WHAT YOU ARE ASKED TO DO: Isolate every line in the records below with "this" in it.

╭──

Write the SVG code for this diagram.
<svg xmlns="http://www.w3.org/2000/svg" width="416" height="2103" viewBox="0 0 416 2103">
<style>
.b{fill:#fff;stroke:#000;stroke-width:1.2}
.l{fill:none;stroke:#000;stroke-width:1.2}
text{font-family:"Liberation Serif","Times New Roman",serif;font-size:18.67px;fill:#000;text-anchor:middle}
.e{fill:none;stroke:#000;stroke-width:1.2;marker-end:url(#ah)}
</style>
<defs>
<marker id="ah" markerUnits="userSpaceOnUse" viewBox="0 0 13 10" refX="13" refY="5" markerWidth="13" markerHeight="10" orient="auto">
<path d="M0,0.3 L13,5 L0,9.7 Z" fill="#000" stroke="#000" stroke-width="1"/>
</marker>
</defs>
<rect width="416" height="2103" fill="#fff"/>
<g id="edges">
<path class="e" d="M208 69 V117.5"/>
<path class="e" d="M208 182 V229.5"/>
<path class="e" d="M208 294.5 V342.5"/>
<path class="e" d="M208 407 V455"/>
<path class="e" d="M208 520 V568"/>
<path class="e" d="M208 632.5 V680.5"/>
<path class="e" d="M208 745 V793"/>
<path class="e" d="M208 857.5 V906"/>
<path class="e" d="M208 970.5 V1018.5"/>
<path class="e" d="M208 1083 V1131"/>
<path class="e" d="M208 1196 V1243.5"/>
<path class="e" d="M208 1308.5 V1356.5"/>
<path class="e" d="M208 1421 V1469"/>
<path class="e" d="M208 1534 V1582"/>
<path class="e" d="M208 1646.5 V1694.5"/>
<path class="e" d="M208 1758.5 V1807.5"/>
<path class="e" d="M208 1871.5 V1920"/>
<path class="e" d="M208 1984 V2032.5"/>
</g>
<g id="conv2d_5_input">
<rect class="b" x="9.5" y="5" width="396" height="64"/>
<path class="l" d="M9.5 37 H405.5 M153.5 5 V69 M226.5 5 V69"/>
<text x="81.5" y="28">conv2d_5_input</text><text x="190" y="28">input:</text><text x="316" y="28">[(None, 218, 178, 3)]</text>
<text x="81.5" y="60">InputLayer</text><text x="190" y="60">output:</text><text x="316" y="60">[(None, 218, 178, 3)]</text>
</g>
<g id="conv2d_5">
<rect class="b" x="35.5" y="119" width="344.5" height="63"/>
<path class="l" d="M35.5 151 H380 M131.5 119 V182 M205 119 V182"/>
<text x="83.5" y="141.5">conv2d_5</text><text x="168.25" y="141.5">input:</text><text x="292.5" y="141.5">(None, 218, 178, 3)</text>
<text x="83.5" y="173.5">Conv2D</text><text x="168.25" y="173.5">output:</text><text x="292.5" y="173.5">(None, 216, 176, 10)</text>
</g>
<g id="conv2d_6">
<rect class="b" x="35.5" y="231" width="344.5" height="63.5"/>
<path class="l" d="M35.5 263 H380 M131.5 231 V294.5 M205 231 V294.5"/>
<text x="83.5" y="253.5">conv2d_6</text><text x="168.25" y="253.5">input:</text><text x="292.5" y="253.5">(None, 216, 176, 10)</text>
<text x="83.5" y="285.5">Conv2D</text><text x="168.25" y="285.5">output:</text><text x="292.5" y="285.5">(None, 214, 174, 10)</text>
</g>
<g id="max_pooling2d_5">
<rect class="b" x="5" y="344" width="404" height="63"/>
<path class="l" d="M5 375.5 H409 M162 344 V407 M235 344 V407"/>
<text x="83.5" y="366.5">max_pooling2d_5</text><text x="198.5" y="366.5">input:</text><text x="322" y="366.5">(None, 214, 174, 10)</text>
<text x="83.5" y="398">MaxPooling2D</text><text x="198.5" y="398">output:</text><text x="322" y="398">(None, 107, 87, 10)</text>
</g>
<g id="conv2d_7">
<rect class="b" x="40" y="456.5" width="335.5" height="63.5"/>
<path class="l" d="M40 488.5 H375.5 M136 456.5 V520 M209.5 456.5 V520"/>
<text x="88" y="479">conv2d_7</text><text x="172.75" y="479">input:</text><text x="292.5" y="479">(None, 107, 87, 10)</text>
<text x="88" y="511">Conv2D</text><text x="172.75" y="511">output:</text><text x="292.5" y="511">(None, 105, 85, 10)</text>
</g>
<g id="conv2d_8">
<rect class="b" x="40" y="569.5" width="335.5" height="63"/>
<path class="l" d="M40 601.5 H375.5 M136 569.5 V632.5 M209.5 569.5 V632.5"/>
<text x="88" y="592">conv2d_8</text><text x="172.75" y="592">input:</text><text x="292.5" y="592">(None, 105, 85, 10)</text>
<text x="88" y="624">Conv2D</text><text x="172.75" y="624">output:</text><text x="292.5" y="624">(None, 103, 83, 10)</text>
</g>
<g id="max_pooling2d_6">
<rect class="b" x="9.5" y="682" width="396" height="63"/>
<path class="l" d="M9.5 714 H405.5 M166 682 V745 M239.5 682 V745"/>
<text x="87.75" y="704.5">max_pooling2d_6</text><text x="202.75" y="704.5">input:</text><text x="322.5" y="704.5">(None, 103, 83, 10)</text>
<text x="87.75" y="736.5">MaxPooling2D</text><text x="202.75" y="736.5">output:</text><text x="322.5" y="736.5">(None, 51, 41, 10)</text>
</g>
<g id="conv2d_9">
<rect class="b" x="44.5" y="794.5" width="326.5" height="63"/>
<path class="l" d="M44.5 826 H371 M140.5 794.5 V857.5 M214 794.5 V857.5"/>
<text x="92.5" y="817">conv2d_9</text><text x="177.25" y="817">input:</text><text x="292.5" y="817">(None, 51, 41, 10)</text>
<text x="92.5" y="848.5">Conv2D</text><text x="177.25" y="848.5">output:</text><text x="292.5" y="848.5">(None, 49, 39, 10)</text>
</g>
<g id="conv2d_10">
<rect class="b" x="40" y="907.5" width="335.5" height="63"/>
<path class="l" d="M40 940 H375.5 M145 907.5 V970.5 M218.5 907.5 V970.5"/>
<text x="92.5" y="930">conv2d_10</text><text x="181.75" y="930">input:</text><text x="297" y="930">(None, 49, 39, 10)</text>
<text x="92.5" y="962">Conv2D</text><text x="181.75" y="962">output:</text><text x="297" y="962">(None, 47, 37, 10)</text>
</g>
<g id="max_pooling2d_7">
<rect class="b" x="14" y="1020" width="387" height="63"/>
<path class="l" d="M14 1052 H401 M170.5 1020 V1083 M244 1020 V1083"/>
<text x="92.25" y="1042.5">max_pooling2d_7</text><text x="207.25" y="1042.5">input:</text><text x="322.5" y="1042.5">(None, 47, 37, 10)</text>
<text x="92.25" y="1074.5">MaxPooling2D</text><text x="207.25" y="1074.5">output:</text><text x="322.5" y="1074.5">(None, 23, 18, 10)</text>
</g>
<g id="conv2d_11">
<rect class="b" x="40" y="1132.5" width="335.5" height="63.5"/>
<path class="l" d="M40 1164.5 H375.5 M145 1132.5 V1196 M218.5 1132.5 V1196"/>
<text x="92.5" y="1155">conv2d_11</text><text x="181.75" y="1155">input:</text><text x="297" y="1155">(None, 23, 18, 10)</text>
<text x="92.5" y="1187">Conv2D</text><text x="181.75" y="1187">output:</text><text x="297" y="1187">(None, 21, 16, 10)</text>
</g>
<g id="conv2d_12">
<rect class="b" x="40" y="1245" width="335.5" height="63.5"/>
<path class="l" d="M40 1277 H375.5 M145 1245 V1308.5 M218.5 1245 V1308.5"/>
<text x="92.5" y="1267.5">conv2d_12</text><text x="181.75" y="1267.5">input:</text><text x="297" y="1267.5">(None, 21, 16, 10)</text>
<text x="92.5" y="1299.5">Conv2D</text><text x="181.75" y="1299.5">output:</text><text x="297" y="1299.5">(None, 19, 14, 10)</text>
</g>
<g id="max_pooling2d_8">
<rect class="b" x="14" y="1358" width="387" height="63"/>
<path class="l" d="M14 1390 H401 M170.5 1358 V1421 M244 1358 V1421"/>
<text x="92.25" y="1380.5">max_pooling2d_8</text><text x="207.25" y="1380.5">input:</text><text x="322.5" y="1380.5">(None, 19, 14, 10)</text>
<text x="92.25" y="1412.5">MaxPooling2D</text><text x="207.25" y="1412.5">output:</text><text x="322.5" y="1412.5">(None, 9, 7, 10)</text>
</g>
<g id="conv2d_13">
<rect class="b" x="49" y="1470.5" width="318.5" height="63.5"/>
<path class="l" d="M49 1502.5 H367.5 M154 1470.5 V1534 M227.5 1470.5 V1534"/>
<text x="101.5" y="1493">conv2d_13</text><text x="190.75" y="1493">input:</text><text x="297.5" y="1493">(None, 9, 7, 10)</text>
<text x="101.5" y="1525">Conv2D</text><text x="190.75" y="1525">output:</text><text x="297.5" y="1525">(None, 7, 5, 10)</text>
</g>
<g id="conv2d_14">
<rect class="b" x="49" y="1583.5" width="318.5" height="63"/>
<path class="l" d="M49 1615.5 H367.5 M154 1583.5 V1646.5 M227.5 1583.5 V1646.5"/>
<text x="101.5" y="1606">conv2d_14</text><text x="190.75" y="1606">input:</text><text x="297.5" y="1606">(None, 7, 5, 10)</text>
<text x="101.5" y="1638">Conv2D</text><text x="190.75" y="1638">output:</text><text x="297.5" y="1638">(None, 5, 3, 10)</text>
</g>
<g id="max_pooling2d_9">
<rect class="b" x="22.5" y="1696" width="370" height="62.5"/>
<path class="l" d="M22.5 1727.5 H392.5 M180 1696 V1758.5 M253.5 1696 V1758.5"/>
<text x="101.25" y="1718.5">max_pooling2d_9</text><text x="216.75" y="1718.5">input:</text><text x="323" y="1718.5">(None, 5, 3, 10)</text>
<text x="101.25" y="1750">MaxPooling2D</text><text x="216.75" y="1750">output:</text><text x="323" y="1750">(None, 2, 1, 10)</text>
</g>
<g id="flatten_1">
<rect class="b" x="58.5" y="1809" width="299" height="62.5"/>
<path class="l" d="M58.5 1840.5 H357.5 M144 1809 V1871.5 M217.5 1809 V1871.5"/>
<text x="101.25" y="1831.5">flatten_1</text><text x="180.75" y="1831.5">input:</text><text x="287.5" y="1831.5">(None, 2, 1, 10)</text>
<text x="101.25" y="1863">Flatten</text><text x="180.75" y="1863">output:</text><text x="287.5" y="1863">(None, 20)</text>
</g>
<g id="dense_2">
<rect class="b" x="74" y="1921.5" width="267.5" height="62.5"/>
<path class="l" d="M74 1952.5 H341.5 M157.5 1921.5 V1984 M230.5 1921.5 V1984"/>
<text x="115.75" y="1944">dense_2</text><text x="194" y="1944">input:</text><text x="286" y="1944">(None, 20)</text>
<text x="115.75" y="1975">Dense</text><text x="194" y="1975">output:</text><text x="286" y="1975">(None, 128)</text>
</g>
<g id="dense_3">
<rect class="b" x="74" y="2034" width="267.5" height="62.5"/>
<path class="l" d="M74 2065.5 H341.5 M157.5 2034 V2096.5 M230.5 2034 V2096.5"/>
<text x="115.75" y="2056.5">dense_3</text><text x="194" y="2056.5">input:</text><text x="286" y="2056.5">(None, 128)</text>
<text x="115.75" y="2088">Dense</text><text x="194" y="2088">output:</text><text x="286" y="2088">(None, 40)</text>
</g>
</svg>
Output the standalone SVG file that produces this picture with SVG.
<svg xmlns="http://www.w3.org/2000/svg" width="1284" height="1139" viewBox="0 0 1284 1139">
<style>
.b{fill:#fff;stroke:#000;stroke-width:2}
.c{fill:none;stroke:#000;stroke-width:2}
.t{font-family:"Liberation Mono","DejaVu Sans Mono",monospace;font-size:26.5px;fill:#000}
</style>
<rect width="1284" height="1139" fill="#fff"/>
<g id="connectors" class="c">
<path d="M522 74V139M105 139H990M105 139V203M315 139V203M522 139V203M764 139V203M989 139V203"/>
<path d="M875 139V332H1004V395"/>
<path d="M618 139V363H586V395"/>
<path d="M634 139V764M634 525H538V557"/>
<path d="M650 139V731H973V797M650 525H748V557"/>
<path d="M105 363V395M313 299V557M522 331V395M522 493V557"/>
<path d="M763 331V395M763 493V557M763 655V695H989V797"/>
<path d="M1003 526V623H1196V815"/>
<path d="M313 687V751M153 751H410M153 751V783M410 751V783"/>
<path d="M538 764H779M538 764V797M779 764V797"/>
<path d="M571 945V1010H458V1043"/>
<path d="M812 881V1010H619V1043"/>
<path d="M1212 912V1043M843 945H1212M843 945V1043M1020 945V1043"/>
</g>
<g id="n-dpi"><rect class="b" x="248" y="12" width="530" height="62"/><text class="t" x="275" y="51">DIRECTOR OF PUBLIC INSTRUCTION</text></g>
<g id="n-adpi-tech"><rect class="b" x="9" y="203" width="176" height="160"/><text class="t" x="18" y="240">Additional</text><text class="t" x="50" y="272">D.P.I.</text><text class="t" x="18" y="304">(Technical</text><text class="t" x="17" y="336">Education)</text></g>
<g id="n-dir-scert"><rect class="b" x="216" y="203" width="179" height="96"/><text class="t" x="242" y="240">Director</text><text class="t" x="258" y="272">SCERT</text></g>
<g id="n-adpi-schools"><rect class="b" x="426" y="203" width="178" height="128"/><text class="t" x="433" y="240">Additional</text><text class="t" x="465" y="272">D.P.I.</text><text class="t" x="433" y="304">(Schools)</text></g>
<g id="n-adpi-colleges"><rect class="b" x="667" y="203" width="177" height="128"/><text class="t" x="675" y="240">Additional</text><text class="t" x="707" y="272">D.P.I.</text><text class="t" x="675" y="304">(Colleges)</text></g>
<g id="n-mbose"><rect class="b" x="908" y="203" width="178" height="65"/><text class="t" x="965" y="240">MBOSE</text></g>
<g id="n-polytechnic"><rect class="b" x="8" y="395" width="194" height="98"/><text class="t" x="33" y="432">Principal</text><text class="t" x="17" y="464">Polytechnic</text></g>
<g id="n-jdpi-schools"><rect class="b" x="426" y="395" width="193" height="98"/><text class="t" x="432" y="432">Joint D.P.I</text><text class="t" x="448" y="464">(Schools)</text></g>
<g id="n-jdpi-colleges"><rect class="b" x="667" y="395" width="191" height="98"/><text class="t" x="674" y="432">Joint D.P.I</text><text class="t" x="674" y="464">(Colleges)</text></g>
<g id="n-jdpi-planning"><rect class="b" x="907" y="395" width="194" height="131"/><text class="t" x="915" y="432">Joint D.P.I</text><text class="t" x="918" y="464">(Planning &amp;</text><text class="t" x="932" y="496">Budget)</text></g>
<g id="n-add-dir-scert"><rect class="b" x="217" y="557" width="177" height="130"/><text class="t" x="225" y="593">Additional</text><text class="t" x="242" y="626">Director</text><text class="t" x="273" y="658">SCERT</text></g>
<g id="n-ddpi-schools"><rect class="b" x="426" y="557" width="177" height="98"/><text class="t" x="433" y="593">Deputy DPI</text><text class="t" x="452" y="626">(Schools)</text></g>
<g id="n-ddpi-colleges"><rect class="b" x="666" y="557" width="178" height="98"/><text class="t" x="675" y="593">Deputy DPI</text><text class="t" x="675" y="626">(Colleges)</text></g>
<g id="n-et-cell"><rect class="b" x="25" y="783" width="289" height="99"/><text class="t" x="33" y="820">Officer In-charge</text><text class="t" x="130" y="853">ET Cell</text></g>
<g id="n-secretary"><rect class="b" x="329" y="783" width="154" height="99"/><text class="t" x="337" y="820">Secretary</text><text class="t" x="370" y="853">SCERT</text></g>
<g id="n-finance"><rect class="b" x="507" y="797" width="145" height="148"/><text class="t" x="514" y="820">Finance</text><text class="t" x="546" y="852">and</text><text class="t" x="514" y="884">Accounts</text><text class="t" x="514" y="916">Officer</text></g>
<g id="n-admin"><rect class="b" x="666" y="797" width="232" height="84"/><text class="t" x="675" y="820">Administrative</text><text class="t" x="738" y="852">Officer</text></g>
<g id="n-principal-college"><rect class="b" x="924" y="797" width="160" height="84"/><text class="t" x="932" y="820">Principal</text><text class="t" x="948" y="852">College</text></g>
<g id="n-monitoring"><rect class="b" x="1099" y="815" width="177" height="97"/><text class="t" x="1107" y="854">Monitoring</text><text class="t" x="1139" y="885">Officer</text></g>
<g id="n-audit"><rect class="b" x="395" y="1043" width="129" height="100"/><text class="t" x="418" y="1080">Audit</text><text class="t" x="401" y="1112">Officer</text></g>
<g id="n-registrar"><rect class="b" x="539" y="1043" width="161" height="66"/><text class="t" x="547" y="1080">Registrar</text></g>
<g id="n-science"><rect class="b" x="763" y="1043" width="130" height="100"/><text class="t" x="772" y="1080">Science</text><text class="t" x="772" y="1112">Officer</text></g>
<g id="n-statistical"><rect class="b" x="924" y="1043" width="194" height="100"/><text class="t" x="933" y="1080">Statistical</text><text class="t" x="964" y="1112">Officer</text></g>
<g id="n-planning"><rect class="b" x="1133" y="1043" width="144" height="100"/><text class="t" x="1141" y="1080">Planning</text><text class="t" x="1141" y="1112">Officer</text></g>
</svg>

╰──

RESULT OF THE TASK:
Write the SVG code for this diagram.
Output the standalone SVG file that produces this picture with SVG.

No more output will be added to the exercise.